A tentativa de Kirchner de ligar Macri a Menem se deve ao fato de o candidato ser filho do empresário Franco Macri, um dos maiores da Argentina e dos mais beneficiados pelas privatizações no governo Menem. Ficou, por exemplo, com o correio, cuja concessão Kirchner cassou em seu governo.
O feitiço de Kirchner, porém, pode ter se virado com o feiticeiro. Desde que lançou sua campanha antimenemista contra Macri, vozes da oposição, da imprensa e o próprio Macri fizeram questão de lembrar as ligações de Kirchner com o menemismo e a "década maldita".
"Eu não sou amigo de Menem, quem trabalhou no governo Menem foram eles [os kirchneristas]", disse Macri.
É verdade que figuras-chave do governo Kirchner, como o chefe-de-gabinete Alberto Fernández, também ocuparam cargos públicos no governo Menem. O próprio presidente, então governador da Província de Santa Cruz, no sul, era aliado do hoje senador.
Kirchner, porém, ao mesmo tempo que pede que os cidadãos de Buenos Aires tenham "memória" na hora de votar, prefere que eles se esqueçam desses detalhes. "O interessante do debate a respeito dos anos 90 é que são dez anos nos quais, a julgar pelo que se escuta nestes dias, ninguém conduziu o Estado, a não ser o próprio Menem", comentou o analista político Mariano Pérez de Eulate.

Resultados
Os analistas acreditam que, ao forçar uma polarização com um eventual modelo menemista representado por Macri, o governo buscaria se reaproximar da centro-esquerda, que teria começado a lhe ficar refratária depois dos recentes incidentes em Santa Cruz, em que o governo reprimiu fortemente manifestantes, e das primeiras denúncias de corrupção atingindo funcionários do Ministério do Planejamento. Além disso, tentariam impedir críticas de outras vozes da oposição ao governo, pois o antimenemismo é um consenso entre os candidatos à Casa Rosada.
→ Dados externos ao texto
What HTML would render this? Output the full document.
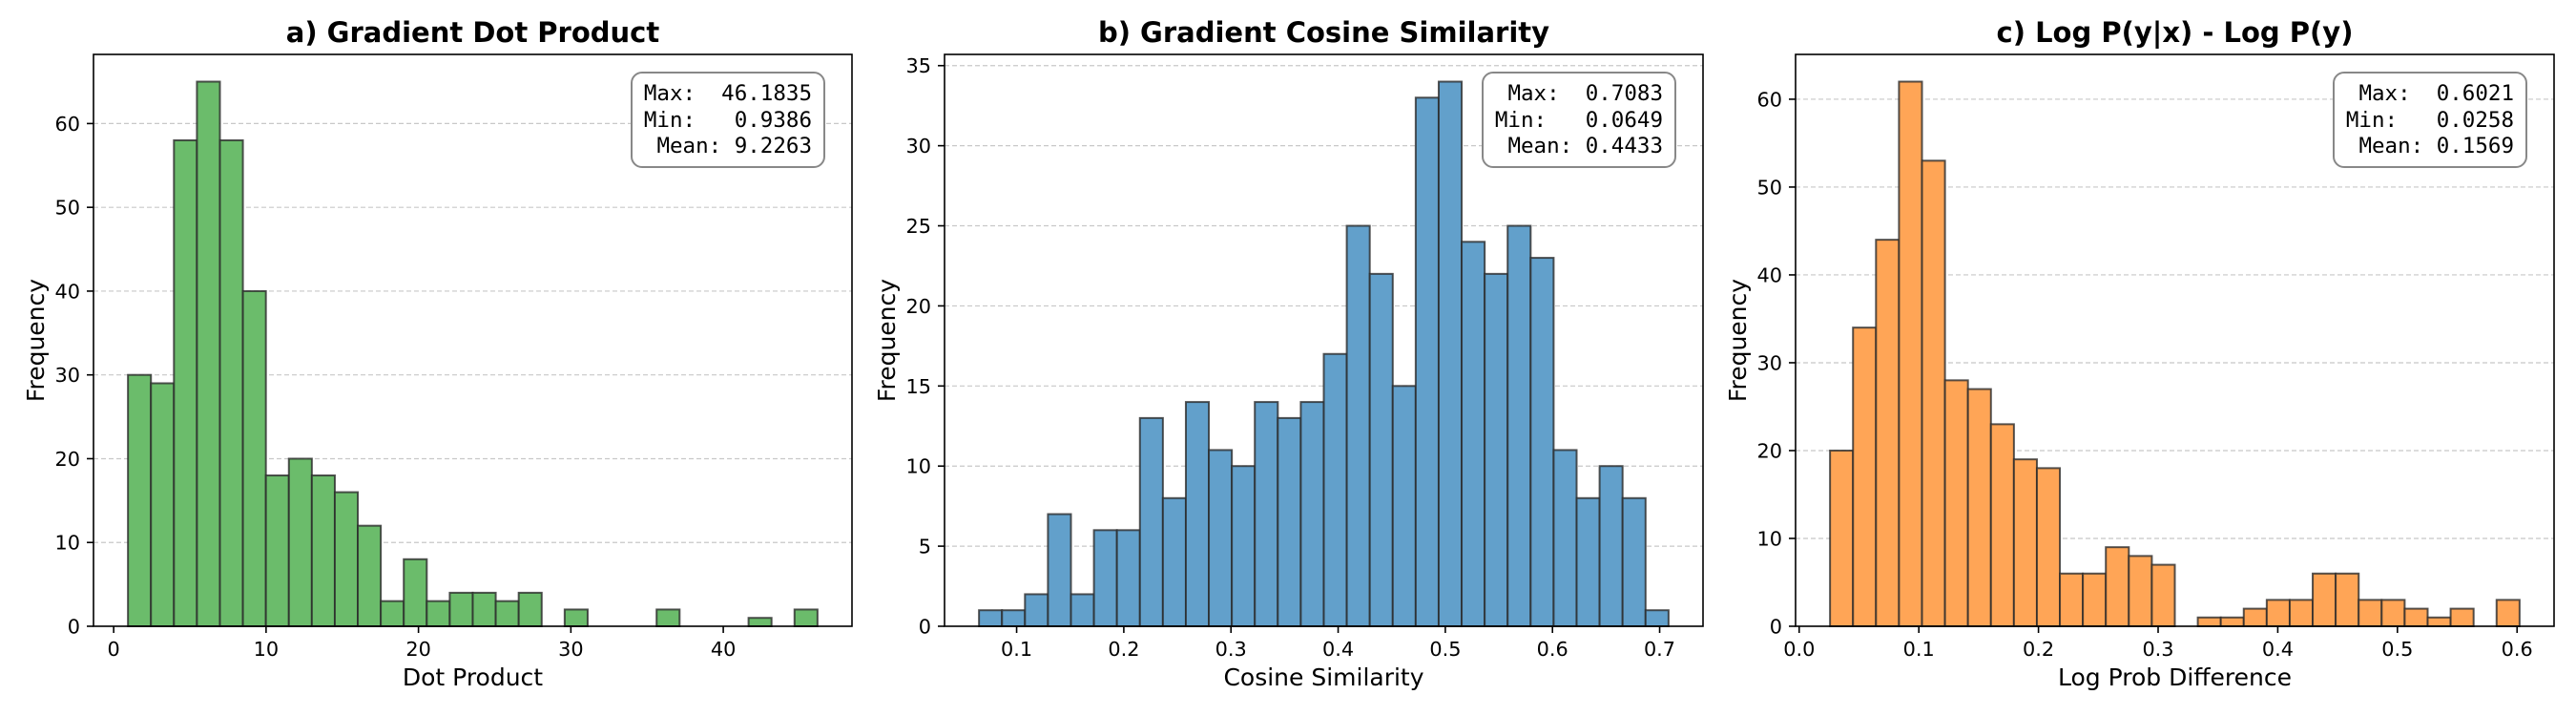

A estratégia, porém, parece não estar surtindo efeito: Filmus não avança nas pesquisas e os laços de Kirchner com o menemismo são lembrados diariamente nos jornais e revistas.
"Kirchner é mais noventista que Macri. Apoiou a convertibilidade como nenhum outro e se beneficiou da privatização da YPF, pela qual fez lobby", disse Javier González Fraga, da campanha de Roberto Lavagna, candidato a presidente.
A imprensa argentina lembrou de elogios que Kirchner fez a Menem nos anos 90, entre eles ao qualificá-lo com um lapidar "melhor presidente de toda a história desde Perón".
O próprio Macri apontou que existe na internet um vídeo em que Kirchner elogia Menem (www.youtube.com/watch?v=lQ9rCuro3NA).
Com o fracasso de sua tática, Kirchner vem reduzindo nos últimos dias as referências às ligações entre Macri e Menem.
O único apoio que recebeu em sua estratégia, ironicamente, foi do próprio Menem. "Macri jamais esteve ligado ao meu governo, embora sejamos amigos. Somos amigos", disse o ex-presidente. O jornal "La Nación" ironizou o apoio em uma caricatura em que Menem dava "um abraço de urso" em Macri.